- **What you should do**
Find every line of the listing below where "chart" appears, and copy it.

- **Available data**

+ + +

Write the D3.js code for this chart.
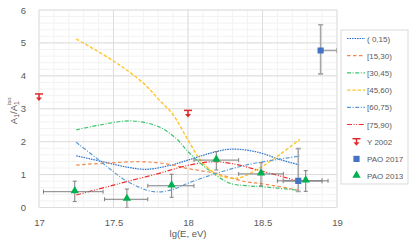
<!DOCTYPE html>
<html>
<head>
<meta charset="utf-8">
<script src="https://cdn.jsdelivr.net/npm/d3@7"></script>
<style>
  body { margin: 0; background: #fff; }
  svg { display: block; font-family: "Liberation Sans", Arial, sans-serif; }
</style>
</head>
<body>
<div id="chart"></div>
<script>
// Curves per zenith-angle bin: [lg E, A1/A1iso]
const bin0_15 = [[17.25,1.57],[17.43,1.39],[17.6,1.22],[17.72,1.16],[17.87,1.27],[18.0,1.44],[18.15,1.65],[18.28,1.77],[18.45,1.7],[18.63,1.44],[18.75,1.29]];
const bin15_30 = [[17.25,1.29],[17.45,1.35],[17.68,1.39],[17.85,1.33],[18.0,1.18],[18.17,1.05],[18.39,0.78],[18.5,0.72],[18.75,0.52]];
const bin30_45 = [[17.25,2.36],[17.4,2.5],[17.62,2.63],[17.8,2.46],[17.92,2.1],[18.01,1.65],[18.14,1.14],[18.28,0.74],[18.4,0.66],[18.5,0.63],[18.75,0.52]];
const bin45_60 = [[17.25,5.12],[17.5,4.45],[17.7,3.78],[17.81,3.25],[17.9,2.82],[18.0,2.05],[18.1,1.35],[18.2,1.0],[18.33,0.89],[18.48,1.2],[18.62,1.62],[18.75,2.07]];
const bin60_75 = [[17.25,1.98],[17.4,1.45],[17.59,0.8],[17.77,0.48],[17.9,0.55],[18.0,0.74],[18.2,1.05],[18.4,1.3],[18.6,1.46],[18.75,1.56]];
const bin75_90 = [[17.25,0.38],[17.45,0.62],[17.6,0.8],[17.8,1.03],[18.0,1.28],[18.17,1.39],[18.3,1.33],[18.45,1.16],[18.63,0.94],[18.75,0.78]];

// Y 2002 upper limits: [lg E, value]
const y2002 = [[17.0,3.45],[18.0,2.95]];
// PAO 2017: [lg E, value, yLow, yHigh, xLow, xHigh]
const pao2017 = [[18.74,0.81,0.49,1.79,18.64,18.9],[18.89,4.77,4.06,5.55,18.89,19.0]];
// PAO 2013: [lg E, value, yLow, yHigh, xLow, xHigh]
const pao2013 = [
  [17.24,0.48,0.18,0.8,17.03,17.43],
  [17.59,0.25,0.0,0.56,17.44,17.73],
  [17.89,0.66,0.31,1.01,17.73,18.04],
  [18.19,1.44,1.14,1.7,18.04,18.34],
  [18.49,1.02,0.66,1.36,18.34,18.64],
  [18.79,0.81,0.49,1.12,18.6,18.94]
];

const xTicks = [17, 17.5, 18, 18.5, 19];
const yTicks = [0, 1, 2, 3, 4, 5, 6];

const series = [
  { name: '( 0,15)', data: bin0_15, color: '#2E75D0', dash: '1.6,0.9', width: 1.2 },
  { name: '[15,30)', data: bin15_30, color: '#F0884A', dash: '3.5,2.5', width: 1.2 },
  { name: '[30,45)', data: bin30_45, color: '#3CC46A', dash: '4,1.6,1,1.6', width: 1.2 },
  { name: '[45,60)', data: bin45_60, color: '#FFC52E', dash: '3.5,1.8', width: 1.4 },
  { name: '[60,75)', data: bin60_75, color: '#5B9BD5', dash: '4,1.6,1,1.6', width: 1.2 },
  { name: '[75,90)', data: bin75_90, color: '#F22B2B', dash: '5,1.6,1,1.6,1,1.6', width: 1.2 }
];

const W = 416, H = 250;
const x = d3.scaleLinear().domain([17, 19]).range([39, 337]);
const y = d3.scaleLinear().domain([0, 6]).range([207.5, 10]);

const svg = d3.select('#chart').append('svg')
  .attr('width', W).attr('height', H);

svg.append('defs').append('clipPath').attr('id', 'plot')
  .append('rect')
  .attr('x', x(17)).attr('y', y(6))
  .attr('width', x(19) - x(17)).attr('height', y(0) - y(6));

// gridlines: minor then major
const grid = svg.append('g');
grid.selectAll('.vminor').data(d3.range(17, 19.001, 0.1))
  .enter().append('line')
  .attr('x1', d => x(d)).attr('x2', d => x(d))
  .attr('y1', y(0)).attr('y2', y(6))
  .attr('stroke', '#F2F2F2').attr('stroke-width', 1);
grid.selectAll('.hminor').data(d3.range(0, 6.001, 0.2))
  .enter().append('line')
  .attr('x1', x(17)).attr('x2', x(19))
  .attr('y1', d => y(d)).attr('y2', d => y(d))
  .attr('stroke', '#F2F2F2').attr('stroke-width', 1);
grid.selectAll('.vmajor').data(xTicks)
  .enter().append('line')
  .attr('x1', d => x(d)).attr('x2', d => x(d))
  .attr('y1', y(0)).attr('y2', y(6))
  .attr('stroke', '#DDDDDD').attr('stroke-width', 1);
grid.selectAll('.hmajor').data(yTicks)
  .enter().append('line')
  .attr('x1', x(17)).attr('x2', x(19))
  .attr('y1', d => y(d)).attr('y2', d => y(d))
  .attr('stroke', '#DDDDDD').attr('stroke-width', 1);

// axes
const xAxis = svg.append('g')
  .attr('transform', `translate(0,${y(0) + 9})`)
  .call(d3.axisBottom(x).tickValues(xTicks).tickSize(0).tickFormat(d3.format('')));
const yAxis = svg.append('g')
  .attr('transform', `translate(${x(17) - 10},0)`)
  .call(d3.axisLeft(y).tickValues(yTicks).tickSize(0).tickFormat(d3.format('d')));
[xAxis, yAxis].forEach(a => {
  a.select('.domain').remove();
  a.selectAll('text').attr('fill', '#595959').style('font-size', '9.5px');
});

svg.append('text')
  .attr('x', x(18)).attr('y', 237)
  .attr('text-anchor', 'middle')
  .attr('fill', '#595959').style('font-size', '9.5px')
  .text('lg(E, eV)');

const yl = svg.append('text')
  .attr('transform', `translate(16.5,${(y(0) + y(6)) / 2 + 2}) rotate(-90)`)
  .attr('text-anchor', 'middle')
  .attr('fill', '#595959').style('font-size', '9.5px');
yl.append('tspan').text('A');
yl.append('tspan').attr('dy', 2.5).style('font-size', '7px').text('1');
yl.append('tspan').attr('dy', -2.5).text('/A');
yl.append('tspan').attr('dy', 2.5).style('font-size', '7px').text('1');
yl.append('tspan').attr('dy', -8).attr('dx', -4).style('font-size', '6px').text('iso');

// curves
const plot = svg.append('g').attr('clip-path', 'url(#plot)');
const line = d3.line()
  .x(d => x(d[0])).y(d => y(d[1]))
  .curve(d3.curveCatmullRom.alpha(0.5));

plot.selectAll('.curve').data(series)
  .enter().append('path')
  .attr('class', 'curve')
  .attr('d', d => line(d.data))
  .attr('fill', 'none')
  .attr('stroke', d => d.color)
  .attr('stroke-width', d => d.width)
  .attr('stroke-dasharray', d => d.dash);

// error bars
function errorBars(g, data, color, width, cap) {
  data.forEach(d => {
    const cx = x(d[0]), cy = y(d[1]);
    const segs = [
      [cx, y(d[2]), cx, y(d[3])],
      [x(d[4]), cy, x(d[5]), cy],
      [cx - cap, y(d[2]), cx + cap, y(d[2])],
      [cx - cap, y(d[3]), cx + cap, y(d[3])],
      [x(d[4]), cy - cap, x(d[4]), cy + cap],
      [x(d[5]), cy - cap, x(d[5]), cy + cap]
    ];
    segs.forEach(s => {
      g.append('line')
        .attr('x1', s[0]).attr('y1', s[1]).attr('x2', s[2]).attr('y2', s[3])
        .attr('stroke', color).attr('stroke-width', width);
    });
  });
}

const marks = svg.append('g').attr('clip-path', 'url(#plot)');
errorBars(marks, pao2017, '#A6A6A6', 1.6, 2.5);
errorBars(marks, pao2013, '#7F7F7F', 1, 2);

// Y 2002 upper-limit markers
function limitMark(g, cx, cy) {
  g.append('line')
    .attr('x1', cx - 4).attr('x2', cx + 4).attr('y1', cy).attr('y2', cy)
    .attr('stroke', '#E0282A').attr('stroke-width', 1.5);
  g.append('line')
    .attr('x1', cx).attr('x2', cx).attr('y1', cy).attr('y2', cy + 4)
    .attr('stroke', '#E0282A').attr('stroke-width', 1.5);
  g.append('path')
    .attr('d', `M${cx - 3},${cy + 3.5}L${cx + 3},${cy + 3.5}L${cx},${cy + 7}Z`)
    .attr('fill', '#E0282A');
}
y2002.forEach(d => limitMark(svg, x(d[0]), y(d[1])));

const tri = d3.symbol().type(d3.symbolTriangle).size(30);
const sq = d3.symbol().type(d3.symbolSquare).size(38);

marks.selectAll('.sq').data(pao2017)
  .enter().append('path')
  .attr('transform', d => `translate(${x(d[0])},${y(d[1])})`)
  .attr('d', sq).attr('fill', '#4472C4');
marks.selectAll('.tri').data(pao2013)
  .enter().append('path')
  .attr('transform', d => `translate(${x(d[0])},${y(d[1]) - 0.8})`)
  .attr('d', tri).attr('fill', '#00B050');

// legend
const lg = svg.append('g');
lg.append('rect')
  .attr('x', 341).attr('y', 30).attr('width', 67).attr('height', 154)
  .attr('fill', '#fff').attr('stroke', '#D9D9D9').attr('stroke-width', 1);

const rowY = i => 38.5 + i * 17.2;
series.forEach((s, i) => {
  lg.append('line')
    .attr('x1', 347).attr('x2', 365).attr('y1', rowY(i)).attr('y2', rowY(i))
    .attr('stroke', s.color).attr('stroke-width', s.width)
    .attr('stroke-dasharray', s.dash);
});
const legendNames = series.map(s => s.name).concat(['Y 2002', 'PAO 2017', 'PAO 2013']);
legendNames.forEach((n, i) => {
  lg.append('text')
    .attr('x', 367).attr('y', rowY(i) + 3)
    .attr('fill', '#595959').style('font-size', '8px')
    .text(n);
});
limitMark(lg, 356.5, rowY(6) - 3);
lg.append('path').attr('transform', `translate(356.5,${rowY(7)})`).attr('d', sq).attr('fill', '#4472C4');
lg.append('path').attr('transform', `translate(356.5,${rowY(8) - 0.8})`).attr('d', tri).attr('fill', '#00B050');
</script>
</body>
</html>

+ + +

- **Correct response**
Write the D3.js code for this chart.
<div id="chart"></div>
const svg = d3.select('#chart').append('svg')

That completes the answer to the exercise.